Open Source Implementation: Provides full code, training scripts, and pre-trained weights to facilitate reproducibility.

4. Experimental Results

The model was evaluated on a Needle-in-a-Haystack task using the TinyStories dataset with an 8-character alphanumeric needle embedded in a low-entropy background.

Model Specs: 15.8M parameters, 4 layers, $d_{model}=256$ , trained on sequence length 2048.
Performance Gains (at Depth 0.50 and 0.75):
- Depth 0.50: Exact Match improved from 10% (Pure TTT) to 33% (SR-TTT) (+23%).
- Depth 0.75: Exact Match improved from 17% (Pure TTT) to 37% (SR-TTT) (+20%).
Mechanism Validation: Analysis confirmed that the Two-Stage Curriculum successfully forced the $\alpha$ gates to open to approximately 10% at deeper semantic layers, validating the selective routing hypothesis.
Failure Case (RoPE): Both architectures collapsed (0% exact match) at a context length of 4096. This is attributed to Rotary Position Embedding (RoPE) extrapolation limits, not the SR-TTT mechanism itself, as models were trained only on length 2048.

5. Limitations

Scale: Experiments were conducted on a small scale (15.8M parameters). It is unproven whether the surprisal thresholds and curriculum transfer to billion-parameter models.
Positional Extrapolation: The model cannot perform zero-shot inference beyond its training length (2048) due to RoPE limitations.
Eviction Policy: The current priority-based eviction in the Residual Cache may degrade to standard FIFO behavior under extreme context volumes, potentially discarding important early needles. A learned eviction policy is needed for robustness.

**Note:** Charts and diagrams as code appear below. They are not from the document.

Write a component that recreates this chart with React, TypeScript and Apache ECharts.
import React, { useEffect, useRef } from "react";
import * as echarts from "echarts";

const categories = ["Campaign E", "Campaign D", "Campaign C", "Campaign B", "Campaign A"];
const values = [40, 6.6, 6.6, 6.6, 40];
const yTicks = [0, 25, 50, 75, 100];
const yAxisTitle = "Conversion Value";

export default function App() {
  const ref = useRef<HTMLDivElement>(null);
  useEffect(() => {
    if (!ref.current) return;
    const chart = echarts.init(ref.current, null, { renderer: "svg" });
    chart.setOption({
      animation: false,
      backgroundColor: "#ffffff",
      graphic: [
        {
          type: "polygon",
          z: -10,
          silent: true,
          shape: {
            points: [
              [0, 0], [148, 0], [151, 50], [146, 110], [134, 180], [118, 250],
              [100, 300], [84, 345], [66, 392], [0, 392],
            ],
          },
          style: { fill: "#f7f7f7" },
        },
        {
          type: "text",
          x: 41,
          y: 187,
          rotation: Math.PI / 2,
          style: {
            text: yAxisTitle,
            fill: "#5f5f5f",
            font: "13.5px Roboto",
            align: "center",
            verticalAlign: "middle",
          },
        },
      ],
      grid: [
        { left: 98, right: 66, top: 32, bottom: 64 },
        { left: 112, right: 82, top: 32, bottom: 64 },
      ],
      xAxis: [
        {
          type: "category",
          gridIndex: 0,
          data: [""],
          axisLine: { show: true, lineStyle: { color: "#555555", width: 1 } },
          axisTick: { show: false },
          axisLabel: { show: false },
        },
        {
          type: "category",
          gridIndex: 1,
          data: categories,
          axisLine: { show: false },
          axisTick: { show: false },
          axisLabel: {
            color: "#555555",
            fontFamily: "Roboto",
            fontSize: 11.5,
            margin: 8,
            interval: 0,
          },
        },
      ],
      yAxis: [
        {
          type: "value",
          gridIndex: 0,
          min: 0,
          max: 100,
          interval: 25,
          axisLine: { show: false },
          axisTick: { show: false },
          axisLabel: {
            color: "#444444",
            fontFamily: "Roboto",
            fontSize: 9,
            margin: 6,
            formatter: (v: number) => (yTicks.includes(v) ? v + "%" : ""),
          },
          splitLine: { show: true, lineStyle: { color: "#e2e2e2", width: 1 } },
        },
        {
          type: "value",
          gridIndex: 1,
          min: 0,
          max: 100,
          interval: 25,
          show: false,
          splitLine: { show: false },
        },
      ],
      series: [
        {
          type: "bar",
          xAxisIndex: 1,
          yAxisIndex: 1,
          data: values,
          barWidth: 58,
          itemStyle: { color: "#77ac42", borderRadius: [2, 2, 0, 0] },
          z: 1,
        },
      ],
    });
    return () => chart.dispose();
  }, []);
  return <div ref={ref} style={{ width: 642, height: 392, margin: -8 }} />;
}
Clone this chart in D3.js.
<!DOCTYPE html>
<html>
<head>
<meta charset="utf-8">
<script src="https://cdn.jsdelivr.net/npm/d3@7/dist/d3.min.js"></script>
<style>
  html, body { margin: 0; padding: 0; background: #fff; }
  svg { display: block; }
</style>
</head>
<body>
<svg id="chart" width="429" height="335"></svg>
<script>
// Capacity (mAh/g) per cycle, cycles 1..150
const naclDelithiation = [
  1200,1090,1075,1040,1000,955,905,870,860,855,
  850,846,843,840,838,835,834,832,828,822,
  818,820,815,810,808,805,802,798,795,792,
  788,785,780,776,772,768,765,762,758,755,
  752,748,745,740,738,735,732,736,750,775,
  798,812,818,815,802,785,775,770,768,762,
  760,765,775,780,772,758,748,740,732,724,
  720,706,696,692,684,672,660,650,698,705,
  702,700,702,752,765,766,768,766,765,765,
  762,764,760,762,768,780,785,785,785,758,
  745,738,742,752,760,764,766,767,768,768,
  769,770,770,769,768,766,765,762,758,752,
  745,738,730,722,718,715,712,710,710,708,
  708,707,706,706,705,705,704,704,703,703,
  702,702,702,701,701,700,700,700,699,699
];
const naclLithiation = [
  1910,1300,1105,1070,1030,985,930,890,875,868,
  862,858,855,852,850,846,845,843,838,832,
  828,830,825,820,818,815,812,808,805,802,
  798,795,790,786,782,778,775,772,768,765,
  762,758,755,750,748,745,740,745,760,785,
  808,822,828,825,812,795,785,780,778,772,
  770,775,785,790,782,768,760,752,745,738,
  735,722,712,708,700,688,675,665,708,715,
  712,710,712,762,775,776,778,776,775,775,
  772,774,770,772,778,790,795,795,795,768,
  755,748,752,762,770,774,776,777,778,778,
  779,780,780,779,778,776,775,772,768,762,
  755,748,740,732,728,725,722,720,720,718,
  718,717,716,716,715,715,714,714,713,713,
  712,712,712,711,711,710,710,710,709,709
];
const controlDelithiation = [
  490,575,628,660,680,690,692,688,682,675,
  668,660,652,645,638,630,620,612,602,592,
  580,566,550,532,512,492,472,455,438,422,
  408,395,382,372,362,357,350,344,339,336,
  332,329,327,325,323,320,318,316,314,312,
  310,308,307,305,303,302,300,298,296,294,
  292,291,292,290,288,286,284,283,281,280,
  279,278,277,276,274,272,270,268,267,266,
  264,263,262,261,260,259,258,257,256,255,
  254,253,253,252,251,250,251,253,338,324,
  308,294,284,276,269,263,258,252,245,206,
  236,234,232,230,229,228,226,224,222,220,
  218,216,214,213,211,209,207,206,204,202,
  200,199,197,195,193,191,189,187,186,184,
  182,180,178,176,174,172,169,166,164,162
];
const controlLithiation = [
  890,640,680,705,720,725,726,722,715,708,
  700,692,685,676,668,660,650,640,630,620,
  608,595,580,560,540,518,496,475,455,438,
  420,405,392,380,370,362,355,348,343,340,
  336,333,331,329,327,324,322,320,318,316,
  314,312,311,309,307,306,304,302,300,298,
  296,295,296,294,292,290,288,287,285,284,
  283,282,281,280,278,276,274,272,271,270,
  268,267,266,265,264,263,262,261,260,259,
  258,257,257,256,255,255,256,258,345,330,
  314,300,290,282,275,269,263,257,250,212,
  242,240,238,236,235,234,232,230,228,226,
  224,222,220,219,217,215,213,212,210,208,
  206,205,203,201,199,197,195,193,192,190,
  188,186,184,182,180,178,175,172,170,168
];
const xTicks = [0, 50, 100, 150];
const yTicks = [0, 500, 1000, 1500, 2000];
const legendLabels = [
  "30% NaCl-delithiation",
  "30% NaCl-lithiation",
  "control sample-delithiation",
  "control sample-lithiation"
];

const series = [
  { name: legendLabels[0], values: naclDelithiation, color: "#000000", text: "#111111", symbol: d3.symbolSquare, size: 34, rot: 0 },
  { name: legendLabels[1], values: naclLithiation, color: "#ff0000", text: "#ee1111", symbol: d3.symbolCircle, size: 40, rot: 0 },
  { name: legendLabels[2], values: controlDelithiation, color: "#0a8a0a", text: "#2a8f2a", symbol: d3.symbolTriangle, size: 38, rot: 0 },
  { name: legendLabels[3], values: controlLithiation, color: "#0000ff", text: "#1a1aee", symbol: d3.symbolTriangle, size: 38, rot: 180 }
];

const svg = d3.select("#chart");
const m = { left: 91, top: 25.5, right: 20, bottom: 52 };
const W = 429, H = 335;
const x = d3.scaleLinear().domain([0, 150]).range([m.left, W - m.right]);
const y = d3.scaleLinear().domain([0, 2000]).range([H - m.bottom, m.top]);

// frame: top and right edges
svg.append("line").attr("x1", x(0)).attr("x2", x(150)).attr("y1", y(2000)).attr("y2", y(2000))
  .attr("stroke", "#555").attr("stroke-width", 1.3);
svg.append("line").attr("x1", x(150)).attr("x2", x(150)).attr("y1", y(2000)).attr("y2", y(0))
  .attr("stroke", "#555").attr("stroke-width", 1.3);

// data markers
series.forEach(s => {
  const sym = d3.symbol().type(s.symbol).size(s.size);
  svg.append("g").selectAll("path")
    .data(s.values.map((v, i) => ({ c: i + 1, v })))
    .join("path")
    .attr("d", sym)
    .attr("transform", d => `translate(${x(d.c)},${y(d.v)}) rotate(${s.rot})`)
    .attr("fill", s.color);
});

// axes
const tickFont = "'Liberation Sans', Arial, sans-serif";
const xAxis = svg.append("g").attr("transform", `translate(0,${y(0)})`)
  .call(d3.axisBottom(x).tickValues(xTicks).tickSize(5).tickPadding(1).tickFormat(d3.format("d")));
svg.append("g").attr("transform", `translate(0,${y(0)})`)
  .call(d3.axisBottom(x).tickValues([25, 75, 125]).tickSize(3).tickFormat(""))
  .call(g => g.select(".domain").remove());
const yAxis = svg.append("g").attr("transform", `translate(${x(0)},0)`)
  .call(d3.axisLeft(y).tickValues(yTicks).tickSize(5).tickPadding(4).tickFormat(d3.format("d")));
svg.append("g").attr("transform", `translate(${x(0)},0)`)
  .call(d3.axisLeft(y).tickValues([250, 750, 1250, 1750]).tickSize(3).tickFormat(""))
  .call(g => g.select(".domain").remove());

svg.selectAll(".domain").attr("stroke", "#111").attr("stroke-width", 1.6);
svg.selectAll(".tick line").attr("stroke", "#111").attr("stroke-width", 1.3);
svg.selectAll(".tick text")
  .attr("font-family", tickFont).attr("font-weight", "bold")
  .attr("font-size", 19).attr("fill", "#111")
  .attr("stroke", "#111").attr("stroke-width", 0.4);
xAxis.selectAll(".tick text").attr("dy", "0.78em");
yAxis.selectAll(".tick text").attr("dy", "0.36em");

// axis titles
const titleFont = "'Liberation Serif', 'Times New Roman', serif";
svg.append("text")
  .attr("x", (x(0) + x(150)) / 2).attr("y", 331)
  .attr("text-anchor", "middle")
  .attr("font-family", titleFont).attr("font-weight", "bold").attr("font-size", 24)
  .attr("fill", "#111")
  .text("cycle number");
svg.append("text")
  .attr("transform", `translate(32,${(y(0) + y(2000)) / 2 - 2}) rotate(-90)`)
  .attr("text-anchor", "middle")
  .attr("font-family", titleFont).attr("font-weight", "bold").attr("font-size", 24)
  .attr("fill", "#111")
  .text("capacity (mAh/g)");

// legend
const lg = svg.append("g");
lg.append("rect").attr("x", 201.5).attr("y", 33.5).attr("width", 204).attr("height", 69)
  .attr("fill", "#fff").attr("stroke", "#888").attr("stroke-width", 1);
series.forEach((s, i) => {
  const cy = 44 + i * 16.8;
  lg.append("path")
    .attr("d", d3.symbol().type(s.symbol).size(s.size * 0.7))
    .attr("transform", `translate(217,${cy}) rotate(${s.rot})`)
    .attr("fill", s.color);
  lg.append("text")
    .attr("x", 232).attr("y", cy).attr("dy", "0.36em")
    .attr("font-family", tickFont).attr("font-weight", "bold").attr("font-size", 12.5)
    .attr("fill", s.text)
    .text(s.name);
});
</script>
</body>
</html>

6. Significance and Future Work

SR-TTT provides a robust proof-of-concept that exact recall and infinite context compression are not mutually exclusive. By leveraging the model's own reconstruction error as a signal for memory retention, it offers a principled alternative to heuristic-based hybrid attention.

Future Directions:

Implementing YaRN or Dynamic NTK interpolation to overcome RoPE extrapolation walls.
Replacing heuristic eviction with learned scoring mechanisms (inspired by TRIM-KV).
Scaling experiments to larger models and longer contexts to validate generalizability.